The body of a Palestinian terrorist killed while carrying out a deadly attack on a Jerusalem bus last year will not be returned to his family after they refused to comply with the Israeli conditions that he be laid to rest in a low-key funeral.
Israel Police on Sunday summoned Muhammad Allyan to a meeting, and offered to return the remains of his son Bahaa, if the family agreed to bury him in a private, late-night ceremony with only 15 people in attendance, the Palestinian Ma’an News Agency reported.
Israeli officials argue the funerals for the deceased attackers — who were killed as they stabbed, shot, or rammed Israelis with cars over the past 10 months — often turn into mass rallies in support of Palestinian terrorism, and withhold their bodies until the relatives agree to hold subdued burials that don’t include calls for further attacks.
According to the Allyan’s lawyer Muhammad Mahmoud, the East Jerusalem family declined to sign the agreement, citing the small number of mourners allowed to attend.
The offer was made following a petition submitted to the High Court of Justice by Mahmoud earlier this year on behalf of the Allyans and the family of another deceased Palestinian terrorist.
Last October, Bahaa Allyan and Bilal Abu Ghanem boarded a bus in Jerusalem’s Armon Hanatziv neighborhood armed with knives and a gun and murdered three Israelis. Police who arrived at the scene shot and killed Allyan. Abu Ghanem was injured in the shootout with police and was taken into custody. Last month, he was sentenced to three consecutive life sentences and an additional 60 years in prison for the murders of Haviv Haim, Alon Govberg, and Richard Lakin.
In the months following the attack, Allyan became a Palestinian symbol, and his father was reported to have lectured in various forums, including educational institutions, about his son’s “legacy.” In June, the senior Allyan was arrested over his suspected involvement with the Hamas terrorist group. The police investigation into Allyan appears to be ongoing.
In response to Mahmoud’s petition, the High Court of Justice last month ordered the Israel Police to explain why it was withholding the bodies of deceased East Jerusalem attackers and had not returned the remains to their families for burial. The court gave police three weeks from the July 23 ruling to deliver an explanation.
Earlier this year, the court intervened in a similar case, and ordered authorities to return the body of a Palestinian woman killed in May as she attempted to stab Israeli soldiers at a checkpoint north of Jerusalem.
At the time, police told the court they feared the funerals for the deceased attackers would turn into mass rallies in support of further terror attacks.

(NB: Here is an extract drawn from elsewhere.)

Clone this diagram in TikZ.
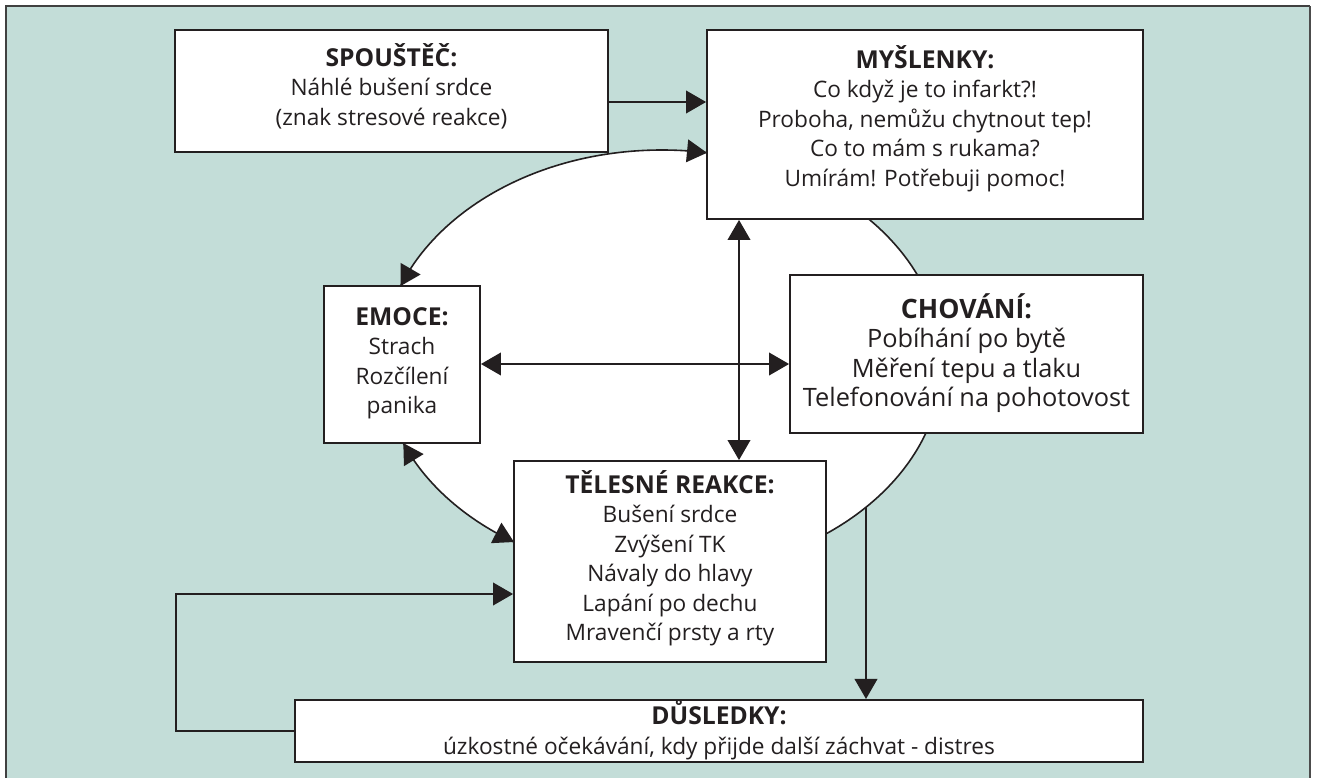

The practice has been implemented inconsistently, particularly as the bodies of terrorists who attacked Israelis in the West Bank are under the purview of the Defense Ministry, while those killed within Israel proper are under the jurisdiction of the Public Security Ministry.
The issue has become a sore point with Palestinians. Posters of the dead are plastered on walls in East Jerusalem and the West Bank, and residents hold frequent demonstrations calling for the release of the bodies.
Since October, 35 Israelis and four foreign nationals have been killed in a wave of Palestinian terrorism and violence. At least 214 Palestinians have been killed, some two-thirds of them while attacking Israelis, and the rest during clashes with troops, according to the Israeli army.